Obviously borrowing heavily from American influences – the last episode even seemed more like one of those American mid-run breaks than an actual season finale – The Fall has been more than capably carried by the two leads, Gillian Anderson's cop, Stella Gibson, and Jamie Dornan's serial killer, Paul Spector.
And while the sight of a glacial Gibson taking control in the aftermath of a suicide while all around her lost their nerve was a nice poke in the eye for the blokes who may have doubted her credentials, there weren't too many overly clunky attempts to prove that she's more than Nancy Drew with nice nail varnish – although as the viewers learned, nail varnish can be a surprisingly effective investigative tool.
But as compelling as Anderson is, Jamie Dornan's Spector was the revelation.
Those critics who objected to a hottie being a serial killer had obviously never seen pictures of Ted Bundy and it's no surprise that Spector's character was also partially inspired by Dennis Rader, the happy family man better known as the infamous BTK serial killer.
We learn that Spector is the product of the care system and when his wife tearfully tells him that she can't know him, because she has no idea about his family or background, he looks as confused and bereft as she does.
As Gibson and Spector made contact for the first time, as he taunted her on the phone before attempting his escape, I was reminded of one thing – despite the hype and fascination with serial killers, they are invariably deathly dull creatures made remarkable only by their habit of making human necklaces.
With the news now that Spector is just another empty psychopath who was broken by social services, it will be interesting to see if the next season can maintain his air of mystery and charismatic menace as he tries to stay ahead of Gibson's clutches.
But if what we have seen so far is anything to go by, that shouldn't be a problem.
Q Last week has seen plenty of welcome focus placed on D-Day and it was interesting to see the differences between the way the BBC handled it compared to Channel 4.
Channel 4 went for an unnecessarily gimmicky real time, on-line/TV merger thingy than saw fake Twitter accounts from soldiers on the ground that worked brilliantly as an educational resource for schools but felt patronising when part of a supposedly serious documentary.

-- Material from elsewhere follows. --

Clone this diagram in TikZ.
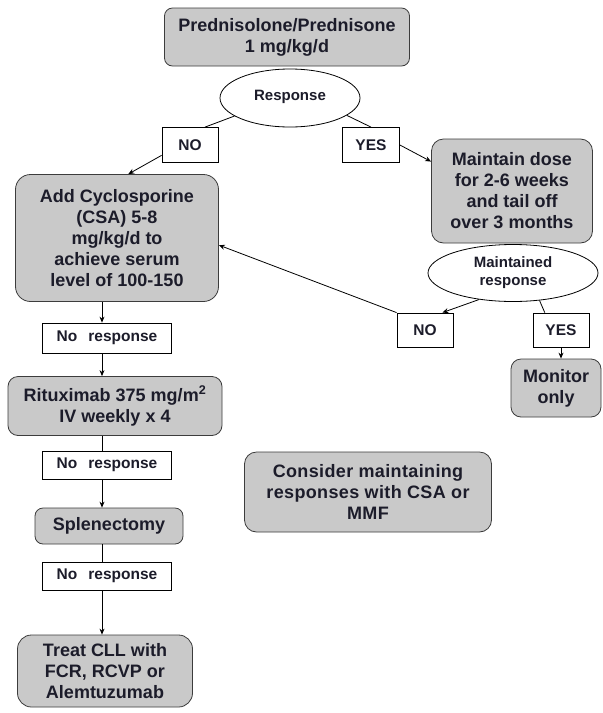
\documentclass[tikz,border=0pt]{standalone}
\usepackage{fontspec}
\setmainfont{Liberation Sans}
\usepackage{tikz}
\usetikzlibrary{arrows.meta,shapes.geometric}

\definecolor{boxgray}{RGB}{201,201,201}
\definecolor{boxline}{RGB}{60,60,60}
\definecolor{inkdark}{RGB}{28,28,42}

\begin{document}
\begin{tikzpicture}[x=1pt,y=-1pt,>={Stealth[length=6pt,width=5pt]},line width=0.8pt,
	treat/.style={draw=boxline, fill=boxgray, rounded corners=10pt, align=center, text=inkdark, inner sep=0pt, font=\bfseries\fontsize{18}{21}\selectfont},
	answer/.style={draw, fill=white, inner sep=0pt, text=inkdark, font=\bfseries\fontsize{15.5}{18}\selectfont},
	query/.style={ellipse, draw, fill=white, inner sep=0pt, align=center, text=inkdark, font=\bfseries\fontsize{15}{18}\selectfont}]

	\useasboundingbox (0,0) rectangle (603,713);
	\coordinate (spine) at (102,0);

	\node[treat, minimum width=245, minimum height=58, rounded corners=8pt] (pred) at (287,37) {Prednisolone/Prednisone\\1 mg/kg/d};
	\node[query, minimum width=140, minimum height=58] (resp) at (290,98) {\raisebox{5pt}{Response}};
	\node[answer, minimum width=56, minimum height=35] (no1) at (190,145) {NO};
	\node[answer, minimum width=57, minimum height=35] (yes1) at (371,145) {YES};

	\node[treat, minimum width=203, minimum height=127, rounded corners=15pt] (csa) at (117,238) {Add Cyclosporine\\(CSA) 5-8\\mg/kg/d to\\achieve serum\\level of 100-150};
	\node[treat, minimum width=161, minimum height=104, rounded corners=12pt] (maint) at (512,191) {Maintain dose\\for 2-6 weeks\\and tail off\\over 3 months};
	\node[query, minimum width=170, minimum height=57] (mresp) at (513,273) {Maintained\\response};
	\node[answer, minimum width=56, minimum height=34] (no2) at (425,330) {NO};
	\node[answer, minimum width=56, minimum height=34] (yes2) at (561,330) {YES};
	\node[treat, minimum width=90, minimum height=58] (mon) at (556,388) {Monitor\\only};

	\node[answer, minimum width=129, minimum height=30] (nr1) at (107,338) {No\hspace{11pt}response};
	\node[treat, minimum width=214, minimum height=59] (ritux) at (115,406) {Rituximab 375 mg/m\textsuperscript{2}\\IV weekly x 4};
	\node[answer, minimum width=129, minimum height=28] (nr2) at (107,465) {No\hspace{11pt}response};
	\node[treat, minimum width=148, minimum height=36, rounded corners=8pt] (splen) at (109,526) {Splenectomy};
	\node[answer, minimum width=129, minimum height=28] (nr3) at (107,576) {No\hspace{11pt}response};
	\node[treat, minimum width=175, minimum height=72, rounded corners=14pt] (cll) at (105,671) {Treat CLL with\\FCR, RCVP or\\Alemtuzumab};

	\node[treat, minimum width=247, minimum height=80, rounded corners=12pt, font=\bfseries\fontsize{18}{21}\selectfont\addfontfeature{LetterSpace=2}] (keep) at (368,492) {Consider maintaining\\responses with CSA or\\MMF};

	% first response
	\draw (resp.198) -- (no1.50);
	\draw[->] (no1.200) -- (csa.80);
	\draw (resp.343) -- (yes1.north);
	\draw[->] (yes1.east) -- (maint.160);

	% maintained response
	\draw[->] (mresp.218) -- (no2.45);
	\draw (mresp.314) -- (yes2.133);
	\draw[->] (yes2.south) -- (yes2.south |- mon.north);
	\draw[->] (no2.north west) -- (csa.356);

	% no response chain
	\draw[->] (csa.south -| spine) -- (nr1.north -| spine);
	\draw[->] (nr1.south -| spine) -- (ritux.north -| spine);
	\draw (ritux.south -| spine) -- (nr2.north -| spine);
	\draw[->] (nr2.south -| spine) -- (splen.north -| spine);
	\draw (splen.south -| spine) -- (nr3.north -| spine);
	\draw[->] (nr3.south -| spine) -- (cll.north -| spine);
\end{tikzpicture}
\end{document}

The BBC was marginally better, but both shared one inescapable fact – Peter Snow presented the Channel 4 effort, while his son Dan helmed the BBC one.
I suppose when it comes to work, then the Snows really are the true victors of the war.

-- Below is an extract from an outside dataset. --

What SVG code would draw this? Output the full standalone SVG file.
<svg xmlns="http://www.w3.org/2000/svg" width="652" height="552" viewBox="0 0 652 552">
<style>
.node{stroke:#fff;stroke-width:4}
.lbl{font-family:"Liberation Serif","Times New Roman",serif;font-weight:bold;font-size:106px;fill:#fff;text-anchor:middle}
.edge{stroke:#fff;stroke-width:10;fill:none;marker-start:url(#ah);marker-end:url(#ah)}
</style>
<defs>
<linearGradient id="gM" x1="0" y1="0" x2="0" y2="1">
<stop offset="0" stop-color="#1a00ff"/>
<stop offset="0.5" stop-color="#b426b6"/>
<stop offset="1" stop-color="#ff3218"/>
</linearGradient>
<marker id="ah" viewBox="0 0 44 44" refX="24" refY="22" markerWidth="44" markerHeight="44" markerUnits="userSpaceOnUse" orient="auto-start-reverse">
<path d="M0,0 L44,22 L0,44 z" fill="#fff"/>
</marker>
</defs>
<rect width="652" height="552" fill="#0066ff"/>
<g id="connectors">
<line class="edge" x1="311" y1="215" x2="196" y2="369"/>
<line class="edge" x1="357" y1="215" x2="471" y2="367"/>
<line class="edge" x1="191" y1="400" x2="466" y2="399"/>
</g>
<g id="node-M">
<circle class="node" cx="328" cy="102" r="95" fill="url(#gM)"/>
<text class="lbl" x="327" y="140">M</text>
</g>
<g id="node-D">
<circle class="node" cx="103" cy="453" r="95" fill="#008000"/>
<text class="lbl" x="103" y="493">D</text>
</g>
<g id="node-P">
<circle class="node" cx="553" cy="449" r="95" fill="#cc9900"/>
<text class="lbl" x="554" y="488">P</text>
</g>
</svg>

Q I tuned into the first episode of The Call Centre and didn't review it because I genuinely thought it was all a prank. And not a very funny one.
Nev Wilshire is the boss of a Welsh call centre which seems to operate off some weird David Brent spectrum that may be beyond parody – setting up staff members whether they liked it or not, openly discussing employees' sex lives, that sort of thing.
So I dipped back in this week – and it was a vision of employment hell.
Nev, all six foot plus of him, wandered around with the deranged air of someone who thinks he's a tribal chieftain and not just a bloke running a call centre whose oh-so-brittle bonhomie could snap at any moment.
Say what you like about Northern serial killers, I'll take my chances with them over being stuck in a lift with Nev, that's for sure.